## Goal
Find each line containing the string "Python" and return it.

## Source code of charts

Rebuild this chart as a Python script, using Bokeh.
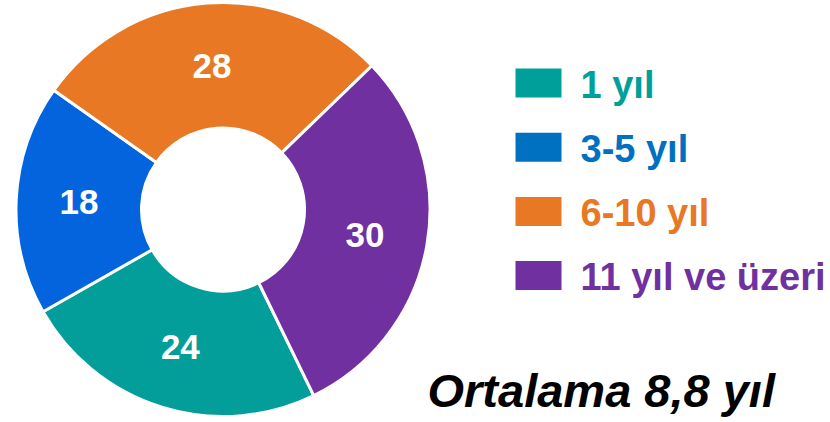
import math
from bokeh.plotting import figure
from bokeh.models import Range1d, ColumnDataSource
from bokeh.core.properties import value
from bokeh.embed import file_html
from bokeh.resources import INLINE

categories = ["1 yıl", "3-5 yıl", "6-10 yıl", "11 yıl ve üzeri"]
values = [24, 18, 28, 30]
slice_colors = ["#039E9A", "#0464DE", "#E87824", "#7130A0"]
legend_colors = ["#009F9A", "#0070C0", "#E87824", "#7130A0"]
note = "Ortalama 8,8 yıl"

W, H = 830, 422
FONT = "Liberation Sans"


def sy(y):
    return H - y


p = figure(width=W, height=H, output_backend="svg", toolbar_location=None,
           x_range=Range1d(0, W), y_range=Range1d(0, H), min_border=0)
p.axis.visible = False
p.grid.visible = False
p.outline_line_color = None
p.background_fill_color = "white"

cx, cy = 222.5, sy(209)
r_out, r_in = 207, 81.5
start0 = -64.0
total = sum(values)
starts, ends, mids = [], [], []
acc = 0
for v in values:
    s = start0 - acc / total * 360
    e = start0 - (acc + v) / total * 360
    starts.append(s)
    ends.append(e)
    mids.append(math.radians((s + e) / 2))
    acc += v

src = ColumnDataSource(dict(start=starts, end=ends, color=slice_colors))
p.annular_wedge(x=cx, y=cy, inner_radius=r_in, outer_radius=r_out,
                start_angle="start", end_angle="end", start_angle_units="deg",
                end_angle_units="deg", direction="clock", fill_color="color",
                line_color="white", line_width=3, source=src)

r_lab = (r_in + r_out) / 2
lab = ColumnDataSource(dict(
    x=[cx + r_lab * math.cos(a) for a in mids],
    y=[cy + r_lab * math.sin(a) for a in mids],
    t=[str(v) for v in values]))
p.text(x="x", y="y", text="t", source=lab, text_color="white",
       text_font=value(FONT), text_font_style="bold", text_font_size="35px",
       text_align="center", text_baseline="middle")

# legend
n = len(categories)
ly = [sy(82.5 + i * 64.2) for i in range(n)]
p.rect(x=[538] * n, y=ly, width=46, height=29,
       fill_color=legend_colors, line_color=None)
leg = ColumnDataSource(dict(x=[580] * n, y=[v - 1.5 for v in ly], t=categories, c=legend_colors))
p.text(x="x", y="y", text="t", text_color="c", source=leg,
       text_font=value(FONT), text_font_style="bold", text_font_size="38px",
       text_align="left", text_baseline="middle")

p.text(x=[427], y=[sy(390)], text=[note], text_color="black",
       text_font=value(FONT), text_font_style="bold italic", text_font_size="47px",
       text_align="left", text_baseline="middle")

open("out.html", "w").write(file_html(p, INLINE))
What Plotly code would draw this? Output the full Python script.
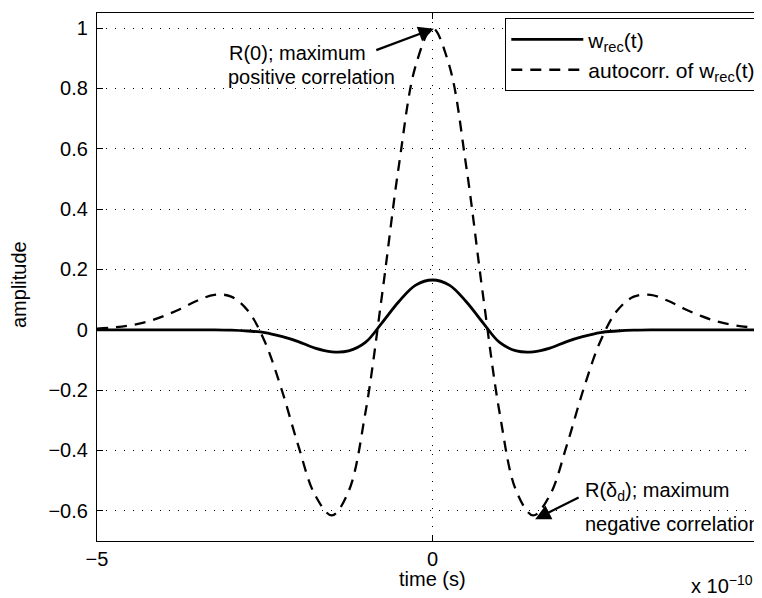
import plotly.graph_objects as go

# time axis in units of 1e-10 s
time_e10 = [-5.0, -4.75, -4.5, -4.25, -4.0, -3.75, -3.5, -3.25, -3.0, -2.75, -2.5, -2.25,
            -2.0, -1.75, -1.5, -1.25, -1.0, -0.75, -0.5, -0.25, 0.0,
            0.25, 0.5, 0.75, 1.0, 1.25, 1.5, 1.75, 2.0, 2.25, 2.5, 2.75,
            3.0, 3.25, 3.5, 3.75, 4.0, 4.25, 4.5, 4.75, 5.0]

w_rec = [0.0, 0.0, 0.0, 0.0, 0.0, 0.0, 0.0, 0.0, -0.001, -0.004, -0.009, -0.022,
         -0.039, -0.061, -0.073, -0.070, -0.042, 0.024, 0.094, 0.148, 0.165,
         0.148, 0.094, 0.024, -0.042, -0.070, -0.073, -0.061, -0.039, -0.022, -0.009, -0.004,
         -0.001, 0.0, 0.0, 0.0, 0.0, 0.0, 0.0, 0.0, 0.0]

autocorr = [0.004, 0.008, 0.015, 0.027, 0.046, 0.070, 0.097, 0.116, 0.110, 0.063, -0.039, -0.197,
            -0.384, -0.548, -0.615, -0.535, -0.275, 0.119, 0.546, 0.876, 1.0,
            0.876, 0.546, 0.119, -0.275, -0.535, -0.615, -0.548, -0.384, -0.197, -0.039, 0.063,
            0.110, 0.116, 0.097, 0.070, 0.046, 0.027, 0.015, 0.008, 0.004]

x_ticks = [-5, 0, 5]
x_tick_text = ["\u22125", "0", "5"]
y_ticks = [-0.6, -0.4, -0.2, 0.0, 0.2, 0.4, 0.6, 0.8, 1.0]
y_tick_text = ["\u22120.6", "\u22120.4", "\u22120.2", "0", "0.2", "0.4", "0.6", "0.8", "1"]

FONT = "Liberation Sans, Arial, Helvetica, sans-serif"

fig = go.Figure()
fig.add_trace(go.Scatter(
    x=time_e10, y=w_rec, mode="lines", name="w<sub>rec</sub>(t)",
    line=dict(color="black", width=2.8, shape="spline", smoothing=1.0)))
fig.add_trace(go.Scatter(
    x=time_e10, y=autocorr, mode="lines", name="autocorr. of w<sub>rec</sub>(t)",
    line=dict(color="black", width=2.3, dash="11px,8px", shape="spline", smoothing=1.0)))

axis_common = dict(
    showline=True, linecolor="black", linewidth=1.2, mirror="ticks",
    ticks="inside", ticklen=6, tickcolor="black", tickwidth=1.2,
    showgrid=True, gridcolor="black", gridwidth=1, griddash="1px,8px",
    zeroline=False, tickfont=dict(size=20, color="black", family=FONT),
)

fig.update_xaxes(range=[-5, 5], tickvals=x_ticks, ticktext=x_tick_text,
                 ticklabelstandoff=0, **axis_common)
fig.update_yaxes(range=[-0.7, 1.05], tickvals=y_ticks, ticktext=y_tick_text,
                 ticklabelstandoff=4, **axis_common)

annotations = [
    # axis titles
    dict(text="time (s)", xref="paper", yref="paper", x=0.5, y=0, xanchor="center",
         yanchor="middle", yshift=-38, showarrow=False, font=dict(size=20)),
    dict(text="x 10<sup>\u221210</sup>", xref="paper", yref="paper", x=1.0, y=0,
         xanchor="right", yanchor="middle", yshift=-43, xshift=-13, showarrow=False,
         font=dict(size=20)),
    dict(text="amplitude", xref="paper", yref="paper", x=0, y=0.5, xanchor="center",
         yanchor="middle", xshift=-78, yshift=-8, textangle=-90, showarrow=False,
         font=dict(size=20)),
    # R(0) annotation
    dict(text="R(0); maximum", x=-3.06, y=0.917, xref="x", yref="y", xanchor="left",
         yanchor="middle", showarrow=False, font=dict(size=20)),
    dict(text="positive correlation", x=-3.08, y=0.838, xref="x", yref="y", xanchor="left",
         yanchor="middle", showarrow=False, font=dict(size=20)),
    dict(text="", x=0.02, y=0.998, xref="x", yref="y", ax=-0.86, ay=0.925,
         axref="x", ayref="y", showarrow=True, arrowhead=2, arrowsize=1.4,
         arrowwidth=2.2, arrowcolor="black", standoff=0, startstandoff=0),
    # R(delta_d) annotation
    dict(text="R(\u03b4<sub>d</sub>); maximum", x=2.24, y=-0.535, xref="x", yref="y",
         xanchor="left", yanchor="middle", showarrow=False, font=dict(size=20)),
    dict(text="negative correlation", x=2.24, y=-0.645, xref="x", yref="y",
         xanchor="left", yanchor="middle", showarrow=False, font=dict(size=20)),
    dict(text="", x=1.53, y=-0.628, xref="x", yref="y", ax=2.2, ay=-0.553,
         axref="x", ayref="y", showarrow=True, arrowhead=2, arrowsize=1.4,
         arrowwidth=2.2, arrowcolor="black", standoff=0, startstandoff=0),
]

fig.update_layout(
    width=762, height=598,
    margin=dict(l=89, r=2, t=5, b=65),
    paper_bgcolor="white", plot_bgcolor="white",
    font=dict(family=FONT, size=20, color="black"),
    showlegend=True,
    legend=dict(x=0.99, y=0.99, xanchor="right", yanchor="top",
                bgcolor="white", bordercolor="black", borderwidth=1,
                font=dict(size=21), itemwidth=72, tracegroupgap=0),
    annotations=annotations,
)

fig.write_html("out.html")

## The reply
Rebuild this chart as a Python script, using Bokeh.
What Plotly code would draw this? Output the full Python script.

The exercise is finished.